It may be winter where you live (it certainly is where I live), but most Filipinos are preparing for the summer heat. If you sent your OFS 13th-month pay, some of them probably spent that money to buy new fans and air conditioners or upgrade the ones they already have.
Some employers are aware of this and have even given their OFS air conditioners as part of their 13th month.
we paid the 13th month pay on the 15th.
and my personal assistant got a new aircon (only cost us $435 total, but her loyalty and hard work are priceless)
There’s also Bob H., who bought his OFS air coolers a few years back.
It can get scorching hot in the Philippines. In 2022, the highest heat index reached as high as 127 degrees (54 degrees Celcius). Most days, it’s around 86 degrees, but it feels much hotter because it’s humid. It’s the kind of heat that can make you dizzy if you’re not used to it.
This is why most homes in the Philippines have at least one electric fan. Many would have at least one per room. If you go into the slum areas, you’ll see few houses with air conditioning.

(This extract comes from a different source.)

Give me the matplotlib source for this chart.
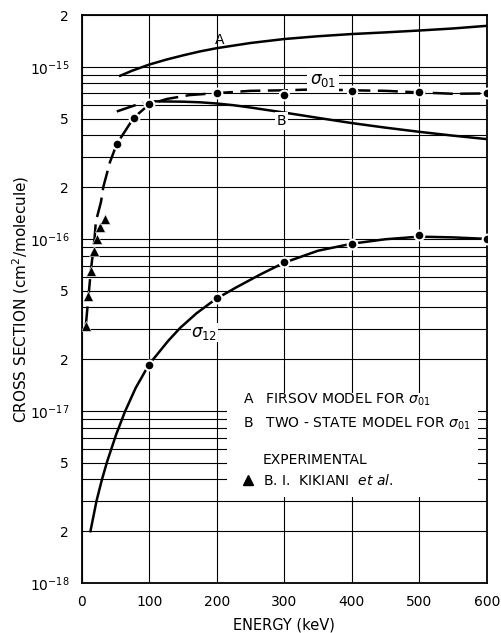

This is one of the reasons why the siesta (Spanish word for an afternoon rest or nap) is a common practice for Filipinos. They sleep when it’s too hot and return to work when the temperature becomes more tolerable. They’ve done it long before they adopted the Spanish term for it.
If you’re like Ziv and want to give your OFS something they can use to help them be more productive, you can help them buy something to improve their work conditions.
Fans, air coolers, and air conditioners aren’t that expensive in the Philippines. A desk fan in the Philippines starts at around $7. $30 can buy you an air cooler for a small room. Small air conditioners, on the other hand, start at $140. Still not that much.
PS. It’s cold where I live and I love it! Watching the snow is one of my favorite things to do.